The passageway music continued throughout the day. It was mostly Chinese pop bristling with western influences and production values.
Downtown Chongching's commercial district was old and commercially drab except for a small section where signs of western shopping-mall dynamics were taking root - ground zero of what in the next decade would be identified as the planet's fastest growing metropolitan region. A man wearing a Santa suit was positioned outside a shop. Christmas tunes were in the air.
We took a cable-car across the river and walked alleyways and entered a park. Amid trees and mossy ornate stones and ponds and tea gardens where people were out with their kids and caged birds, we met two English teachers. They showed us their school, then took us to eat the local Sichuan hotpot.
The fried-oil-dipped dofu, seaweed, mushrooms and veg was delicious yet so spicy that at times I became too phlegmy to breathe or speak.
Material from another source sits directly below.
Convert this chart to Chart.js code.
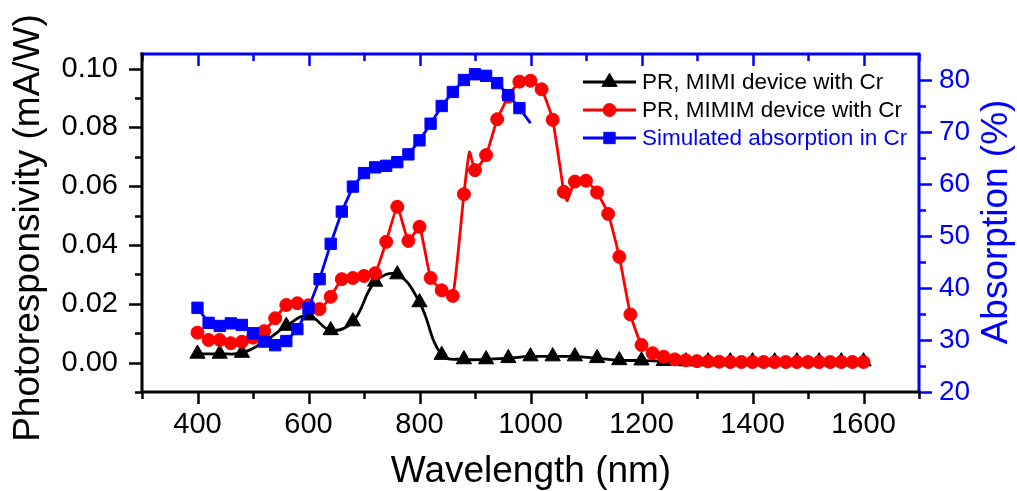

In a rural area with few roads, crops were fed night-soil ladled out of pales hung either end of shouldered poles, to the sound of wood chopping, voices calling, chickens crowing, beasts lowing, and the crackling of a neighborhood temple's fireworks.
From places like this, I imagine, many young people were being drawn to work in distant industrial regions. Details would punctuate the China-Rising tale over the following decade, of factories with nets installed below windows.
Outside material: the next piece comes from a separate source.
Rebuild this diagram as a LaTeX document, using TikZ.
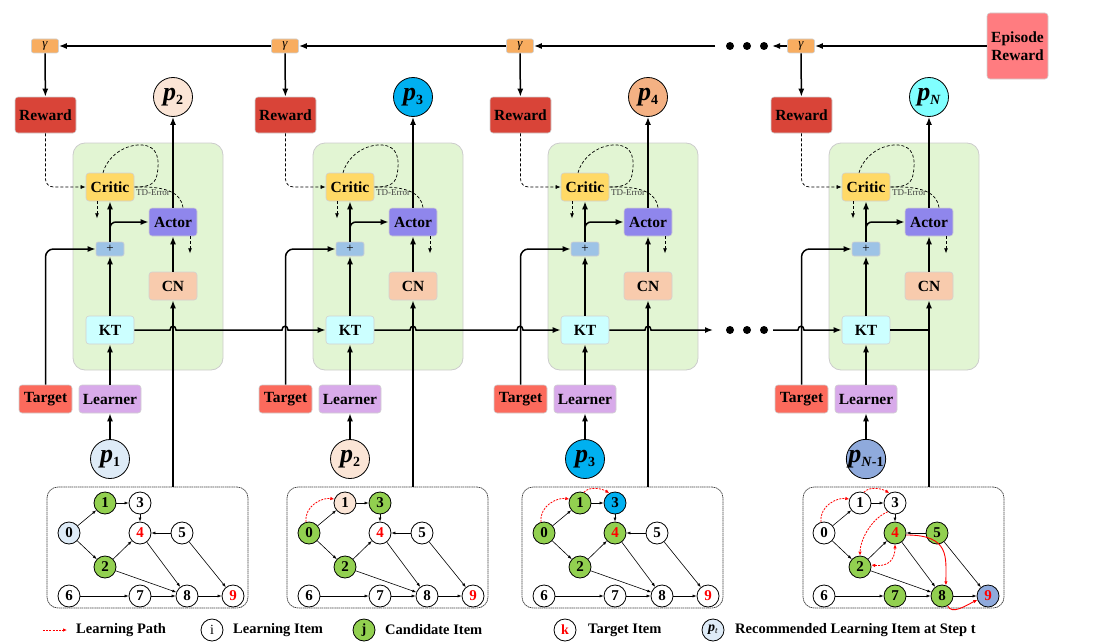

Poor people asked for things along the way, which is always rough because a piece of the best of us shrinks in those kind of interactions. Ten days on the track-less-travelled meant not dealing with the official 'Travelers' Agency'. The rude shock was Chengdu where we stopped for permit and onward passage to Tibet and fares were double priced.
Another frustration: I wanted to know the cricket score. But occidental news sites at internet cafe computers returned an error sign: The remote sockets seem confused.
Turning to official local news I read something that made me wonder about Deng's new China:
"... Zhang Bin developed a keen sense of Justice when he was a young boy. One day at primary school he saw a higher grade boy try to break a coin with a knife and went and stopped the boy.
"It is none of your business. I can break my own money," the boy said.
"No one is allowed to break renminbi. You break the law if you break the coin," little Zhang said with the force of justice. - China Daily 15 Dec 1999.